WASHINGTON - Like a lot of committed liberals who came of age in the tumultuous 1960s, Rick Nolan emerged somewhat less starry-eyed from the tangled epilogue of the 1970s.
Divorced and disenchanted after three terms in Congress, Nolan, then a 37-year-old rising star in the Democratic caucus, abruptly quit electoral politics in 1980. Weeks after Ronald Reagan won the presidency, Nolan told an interviewer, "Congress is relatively impotent to make the changes the country needs."
Now 68, Nolan is the pick of Minnesota's DFL Party activists to unseat freshman Republican Chip Cravaack, a 52-year-old former Navy pilot who grew up in the more conservative milieu of the Reagan era. Cravaack was a teenager in 1974 when Nolan, an ardent opponent of the Vietnam War, came to Congress as part of a Democratic wave of "Watergate babies" -- the direct inverse of the Tea Party Republican wave that brought Cravaack into office in 2010.
Running for what would be a fourth term after a 32-year hiatus, Nolan is still passionate about the progressive values of his youth, and has fired up a new generation of DFL delegates who hope to help the endorsee beat out two primary election challengers: Former state Sen. Tarryl Clark and ex-Duluth City Council President Jeff Anderson.

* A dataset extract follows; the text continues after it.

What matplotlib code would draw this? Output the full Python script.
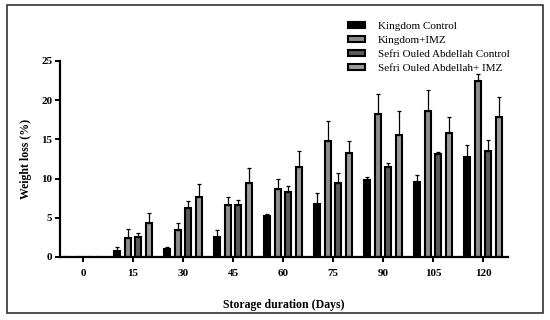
import matplotlib
matplotlib.use("Agg")
import matplotlib.pyplot as plt
import numpy as np
from matplotlib.patches import Rectangle

days = [0, 15, 30, 45, 60, 75, 90, 105, 120]
series_names = ["Kingdom Control", "Kingdom+IMZ",
                "Sefri Ouled Abdellah Control", "Sefri Ouled Abdellah+ IMZ"]
kingdom_control = [0, 0.75, 1.0, 2.5, 5.2, 6.7, 9.8, 9.6, 12.8]
kingdom_control_err = [0, 0.55, 0.3, 0.95, 0.25, 1.5, 0.35, 0.9, 1.5]
kingdom_imz = [0, 2.4, 3.5, 6.6, 8.7, 14.8, 18.3, 18.6, 22.4]
kingdom_imz_err = [0, 1.2, 0.8, 1.1, 1.3, 2.5, 2.45, 2.7, 0.9]
sefri_control = [0, 2.5, 6.3, 6.6, 8.25, 9.5, 11.5, 13.1, 13.55]
sefri_control_err = [0, 0.6, 0.9, 0.7, 0.75, 1.2, 0.45, 0.25, 1.35]
sefri_imz = [0, 4.4, 7.65, 9.5, 11.5, 13.3, 15.5, 15.8, 17.8]
sefri_imz_err = [0, 1.2, 1.65, 1.85, 2.0, 1.5, 3.1, 2.1, 2.65]
yticks = [0, 5, 10, 15, 20, 25]

values = [kingdom_control, kingdom_imz, sefri_control, sefri_imz]
errors = [kingdom_control_err, kingdom_imz_err, sefri_control_err, sefri_imz_err]
fills = ["black", "#8c8c8c", "#5a5a5a", "#9a9a9a"]

plt.rcParams['font.family'] = ['Liberation Serif', 'DejaVu Serif']

fig = plt.figure(figsize=(5.5, 3.2), dpi=100)
ax = fig.add_axes([60/550, 1-257/320, (508-60)/550, (257-61)/320])

x = np.arange(len(days))
step = 0.21
width = 0.115
handles = []
for i, (vals, errs, fc) in enumerate(zip(values, errors, fills)):
    pos = x + (i - 1.5) * step
    b = ax.bar(pos, vals, width=width, color=fc, edgecolor="black", linewidth=1.5,
               yerr=[np.zeros(len(errs)), errs], capsize=1.5,
               error_kw=dict(elinewidth=0.9, capthick=0.9, ecolor="black"),
               label=series_names[i], zorder=2)
    handles.append(b)

ax.set_xlim(-0.46, 8.5)
ax.set_ylim(0, 25)
ax.set_xticks(x)
ax.set_xticklabels([str(d) for d in days], fontsize=8, fontweight="bold")
ax.set_yticks(yticks)
ax.set_yticklabels([str(t) for t in yticks], fontsize=8, fontweight="bold")
for s in ["top", "right"]:
    ax.spines[s].set_visible(False)
for s in ["left", "bottom"]:
    ax.spines[s].set_linewidth(1.6)
ax.tick_params(axis="both", width=1.4, length=3.5, pad=5)
ax.tick_params(axis="y", pad=2)

ax.set_xlabel("Storage duration (Days)", fontsize=8.5, fontweight="bold", labelpad=15)
ax.set_ylabel("Weight loss (%)", fontsize=8.5, fontweight="bold", labelpad=7)

leg = fig.legend(handles=handles, labels=series_names, loc="upper left",
                 bbox_to_anchor=(342/550, 1-16/320), frameon=False, fontsize=8,
                 handlelength=1.6, handleheight=0.5, labelspacing=0.45,
                 handletextpad=1.1, borderpad=0)

fig.patches.append(Rectangle((7/550, 1-313/320), (543-7)/550, (313-5)/320,
                             transform=fig.transFigure, fill=False,
                             edgecolor="#333333", linewidth=1.2))

fig.savefig("out.png", dpi=100)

For some party activists, Nolan rekindles the idealism of the late Sen. Paul Wellstone. But along with that come some politically sensitive reminders of a bygone era in American life -- such as the time Nolan presented a flower on "The Merv Griffin Show" to Transcendental Meditation founder Maharishi Mahesh Yogi, an Indian guru made famous by the Beatles.
"Republicans have always tried to make that a big issue," said Nolan, who still meditates daily. "It always fell flat."
Some Republicans also snicker about how Nolan returned from a trade mission to Cuba in 1977 praising "the progress of Cuban agriculture and Cuban rural life" under Fidel Castro, with whom he had arranged a prisoner release.
Nolan says he was merely making a "statement of fact" about higher literacy and life-expectancy on the Communist island nation at the time, which he saw as a potential market for the Minnesota farmers that formed a prime constituency in his west-central congressional district.